I am converting a NW-2 to Battery power. I have removed all the conectors to the track. I see what appears to be a voltabe regulator attached to a heat sink and also attached to the weight in the middle of the engine.

Any one know what that is.? It appears to go to the smoke generator. 

JJ


----------



## Greg Elmassian (Jan 3, 2008)

The one on the heat sink on the lead weight in the center of the chassis?










If your smoke units look like mine (the 2 white boxes) I believe this is a 5 volt regulator. In this picture (2nd generation wiring) that is indeed the regulated power supply for the smoke units... you can see the full wave bridge rectified on the board between the 2 smoke units.


Greg


----------



## John J (Dec 29, 2007)

Yup Thats it.....Like a doctor I knew use to say " When In doubt, cut it out "


----------



## rmcintir (Apr 24, 2009)

I didn't rip it all out, in fact I left the vast majority of the electronics in the loco, however, I did disconnect it . While my RC controller using PWM and Back EMF drove everything just fine, including lighting, I had other plans. Turns out my $100 Ebay NW-2 came with a Sierra sound board so I decided to use the forward lighting out to simulate a Mars light, could have also done this with the reverse light. I disconnected smoke unit power as well as power to the front PCB where the switches are. I'm battery power as well and have no desire to use the smoke unit. I unplugged all the lighting and saved the bulbs/wiring, replacing it with LEDs and current limiting resistors. Engine runs great, including sound. I reused the heat sink for the 8 volt regulator to my home made Sierra sound adapter board (see another thread in sound). Enjoy, 

Here is a video: http://www.youtube.com/watch?v=o3XQwqBM1hc 

russ


----------



## Greg Elmassian (Jan 3, 2008)

JJ, if you never want it, you can remove it all, notice that the small board between the smoke units plugs into the board in the nose (I believe), unplug it there, pull out that board and the smoke units and unscrew the regulator and heat sink, and leave in a baggie should you ever want it back. 

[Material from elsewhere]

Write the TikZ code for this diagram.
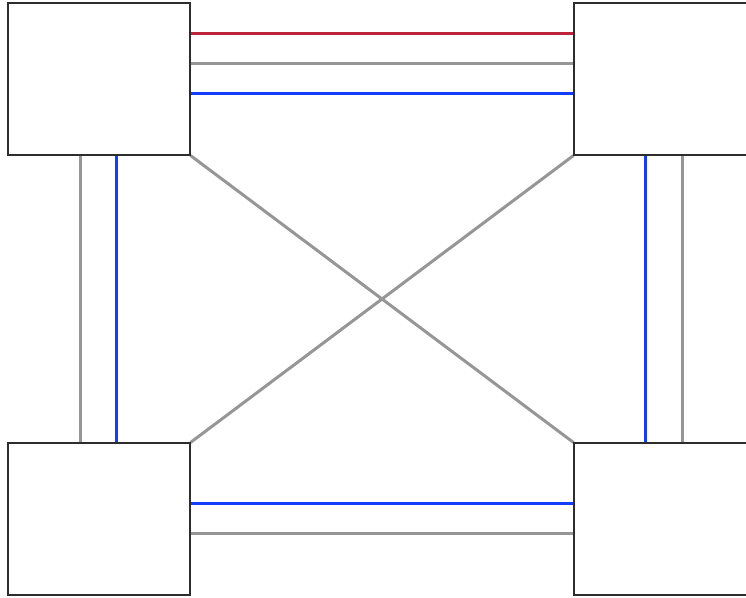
\documentclass[tikz,border=0pt]{standalone}
\usepackage{tikz}
\definecolor{linkred}{RGB}{190,35,60}
\definecolor{linkgray}{RGB}{150,150,150}
\definecolor{linkblue}{RGB}{20,60,255}
\definecolor{boxline}{RGB}{45,45,45}
\begin{document}
\begin{tikzpicture}[x=1pt,y=-1pt,
  site/.style={draw=boxline,line width=1.2pt,fill=white,rectangle,inner sep=0pt,minimum width=182pt,minimum height=152pt},
  red link/.style={draw=linkred,line width=3pt},
  gray link/.style={draw=linkgray,line width=3pt},
  blue link/.style={draw=linkblue,line width=3pt}]
\useasboundingbox (0,0) rectangle (746,597);
\node[site] (tl) at (99,79) {};\node[site] (tr) at (665,79) {};
\node[site] (bl) at (99,519) {};\node[site] (br) at (665,519) {};
% top pair
\draw[red link] ([yshift=46]tl.east)--([yshift=46]tr.west);
\draw[gray link] ([yshift=16]tl.east)--([yshift=16]tr.west);
\draw[blue link] ([yshift=-14]tl.east)--([yshift=-14]tr.west);
% bottom pair
\draw[blue link] ([yshift=16]bl.east)--([yshift=16]br.west);
\draw[gray link] ([yshift=-14]bl.east)--([yshift=-14]br.west);
% left and right columns
\draw[gray link] ([xshift=-19]tl.south)--([xshift=-19]bl.north);
\draw[blue link] ([xshift=17]tl.south)--([xshift=17]bl.north);
\draw[blue link] ([xshift=-20]tr.south)--([xshift=-20]br.north);
\draw[gray link] ([xshift=17]tr.south)--([xshift=17]br.north);
% cross
\draw[gray link] (tl.south east)--(br.north west);
\draw[gray link] (tr.south west)--(bl.north east);
% redraw borders on top
\foreach \s in {tl,tr,bl,br}
  \draw[boxline,line width=1.2pt] (\s.south west) rectangle (\s.north east);
\end{tikzpicture}
\end{document}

That heat sink always "grabs" wires when opening and closing the shell... like a spider! 

Greg


----------



## John J (Dec 29, 2007)

The standard smoke units do not produce enough for me. I never used them. I am converting everything to LEDs. 

I will probably use the heat sink for a 3 volt regulator. 

JJ


----------



## Greg Elmassian (Jan 3, 2008)

JJ, what do you use a 3 volt regulator for? On LEDs most people use a dropping resistor, more accurate than a voltage regulator for LEDs. 

Just curious, I know that it can work. 

Greg


----------